Second, at least one county in the state is considering an upgrade to Xenith football helmets, which could help reduce concussions, especially for players with a history of concussions. Safe, technologically advanced helmets for every child are clearly a must.

Third, schools are working on Emergency Action Plans (EAPs) to make sure they are ready to respond in the face of an emergency. Again, much work needs to be done in this area.

Fourth, a new bill (Senate Bill 864) was introduced last week into the North Carolina legislature funding the hiring of licensed athletic trainers (LATs) for every high school in the state, a step that I have also supported for years. Working under a specific protocol designed in consultation with a supervising licensed physician, LATs coordinate daily, on-site athletic health care for secondary school athletes. Having an LAT in each high school is, I believe, the single best step that can be taken to protect high school athletes from injury and ensure that, when they are injured, they do not return to play before they are physically and psychologically ready.

According to James R. Scifers, ATC, President of the North Carolina Athletic Trainers' Association and Associate Dean of the College of Health & Human Sciences at Western Carolina University, only 42% of the state's 379 high schools have a full-time LAT on staff, a percentage which tracks the national average. "This bill has been on our radar screen for years," says Scifers. "We realize the challenges in getting the bill enacted into law with the economy where it is. But if nothing else we will be educating the public and the legislature on the need for LATs in each high school educated in the prevention, assessment, recognition, management and rehabilitation of sports- related injuries."
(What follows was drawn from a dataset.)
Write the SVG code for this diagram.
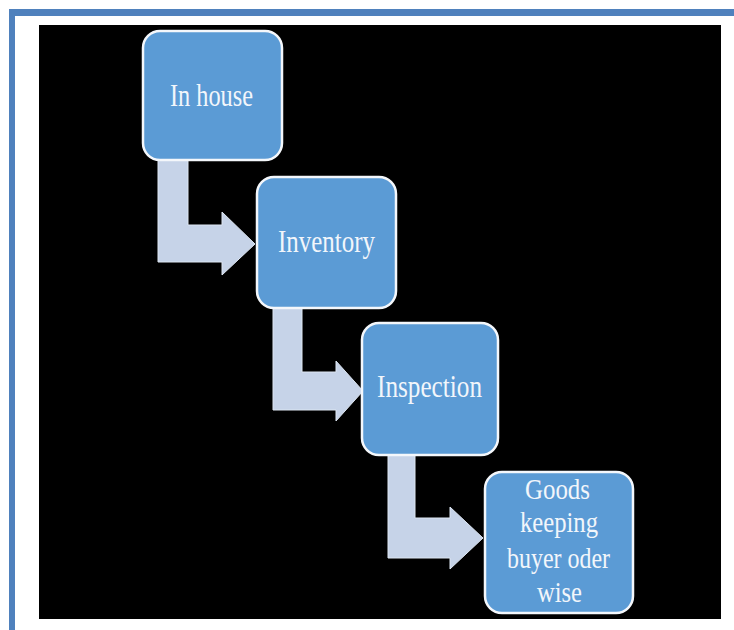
<svg xmlns="http://www.w3.org/2000/svg" width="734" height="630" viewBox="0 0 734 630">
<style>
.frame{fill:#4f81bd}
.box{fill:#5b9bd5;stroke:#f4f7fb;stroke-width:2.5}
.arrow{fill:#c6d3e8;stroke:#dde6f2;stroke-width:1}
.lbl{font-family:"Liberation Serif","Times New Roman",serif;fill:#f2f6fb;text-anchor:middle}
.l1{font-size:32px}
.l2{font-size:29px}
</style>
<rect x="0" y="0" width="734" height="630" fill="#ffffff"/>
<rect class="frame" x="9" y="9" width="725" height="7"/>
<rect class="frame" x="9" y="9" width="6" height="621"/>
<rect x="39" y="25" width="682" height="594" fill="#000000"/>
<g id="connectors">
<path class="arrow" d="M158,158 L188,158 L188,225 L222,225 L222,212 L255,244 L222,275 L222,262 L158,262 Z"/>
<path class="arrow" d="M273,306 L302,306 L302,372 L336,372 L336,361 L363,391 L336,421 L336,410 L273,410 Z"/>
<path class="arrow" d="M388,453 L415,453 L415,518 L450,518 L450,507 L483,538 L450,569 L450,558 L388,558 Z"/>
</g>
<g id="node-inhouse">
<rect class="box" x="143" y="31" width="139" height="129" rx="17"/>
<text class="lbl l1" x="211.5" y="106" textLength="83" lengthAdjust="spacingAndGlyphs">In house</text>
</g>
<g id="node-inventory">
<rect class="box" x="257" y="177" width="139" height="131" rx="17"/>
<text class="lbl l1" x="326.5" y="252" textLength="97" lengthAdjust="spacingAndGlyphs">Inventory</text>
</g>
<g id="node-inspection">
<rect class="box" x="362" y="323" width="136" height="132" rx="17"/>
<text class="lbl l1" x="429.5" y="397" textLength="105" lengthAdjust="spacingAndGlyphs">Inspection</text>
</g>
<g id="node-goods">
<rect class="box" x="485" y="472" width="148" height="141" rx="17"/>
<text class="lbl l2" x="557.5" y="499" textLength="65" lengthAdjust="spacingAndGlyphs">Goods</text>
<text class="lbl l2" x="559" y="532" textLength="78" lengthAdjust="spacingAndGlyphs">keeping</text>
<text class="lbl l2" x="558.5" y="568" textLength="103" lengthAdjust="spacingAndGlyphs">buyer oder</text>
<text class="lbl l2" x="559.5" y="602" textLength="45" lengthAdjust="spacingAndGlyphs">wise</text>
</g>
</svg>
It is a tragedy, of course, that any athlete has to die before a state begins to intensify its efforts to take the steps needed to reduce the risk of catastrophic injury or death in high school sports, much less four athletes in a single school year.

That North Carolina, a state with a rich tradition of producing some of the best athletes in the country and one that takes its high school sports very seriously, is taking the lead to make the safety of high school athletes such a priority, especially in tough economic times when funds are scarce, is remarkable and worthy of the support of all parents, coaches, administrators, and trainers.